A
Alexandra Sippel,
Doctorante sous la direction de M. Jacques Carré.
Université de Paris-Sorbonne (Paris IV)
Introduction.
L’utopie en tant que genre littéraire célébrant les institutions parfaites d’un lieu secret et inaccessible apparaît tout juste vingt années après la découverte des Amériques par Christophe Colomb : c’est en 1516 que Thomas More fait paraître en latin son Utopiai - comme si, après 1492, il fallait se réfugier dans la littérature pour trouver un monde vraiment hors de portée des navigateurs européens, avides de commercer avec toutes les régions du monde, d’en exploiter les richesses, et d’y vendre leurs propres produits – avant d’y étendre leur empire.
Le genre utopique s’enracine par ailleurs profondément dans la tradition humaniste, elle-même largement héritière de l’Antiquité : le modèle de Sparte, sous la stricte férule de Lycurgue, rappelait que la virtus d’un peuple trouvait sa source dans le courage et la tempérance, ce qui interdisait toute accumulation de biens de consommation superflus et, par voie de conséquence, leur échange mercantile à but lucratif.
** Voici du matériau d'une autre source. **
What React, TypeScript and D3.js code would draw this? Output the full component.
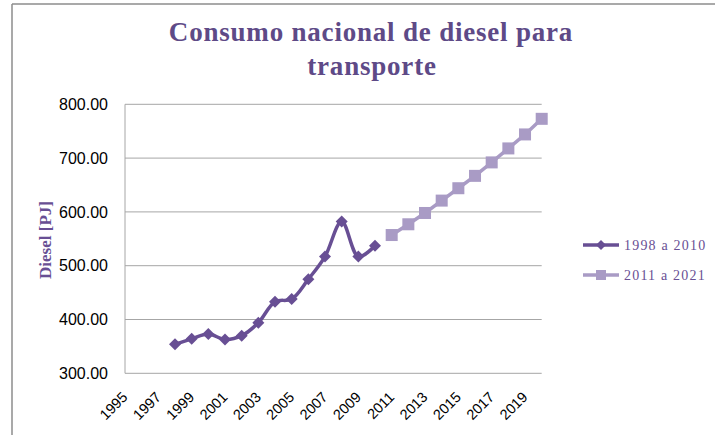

Les humanistes, dont Thomas More et son grand ami Erasme étaient deux figures essentielles, ont repris à leur compte ces idéaux ascétiques : dans l’Utopia déjà, l’opposition au luxe et au commerce corrupteur apparaît, comme une mise en musique de la rhétorique érasmienne déployée dans l’Eloge de la Folie de 1509 où l’humaniste de Rotterdam confie à la Folie le rôle d’apologue du luxe et des marchands dont l’objectif est d’accumuler des fortunes purement financières. L’influence d’Erasme sur l’intérêt renouvelé à la Renaissance pour l’art rhétorique se manifeste dans les exercices prescrits aux élèves sous l’ère élisabéthaine : faire parler la Folie pour faire l’éloge des vices était constituait un exercice récurrent de rhétorique.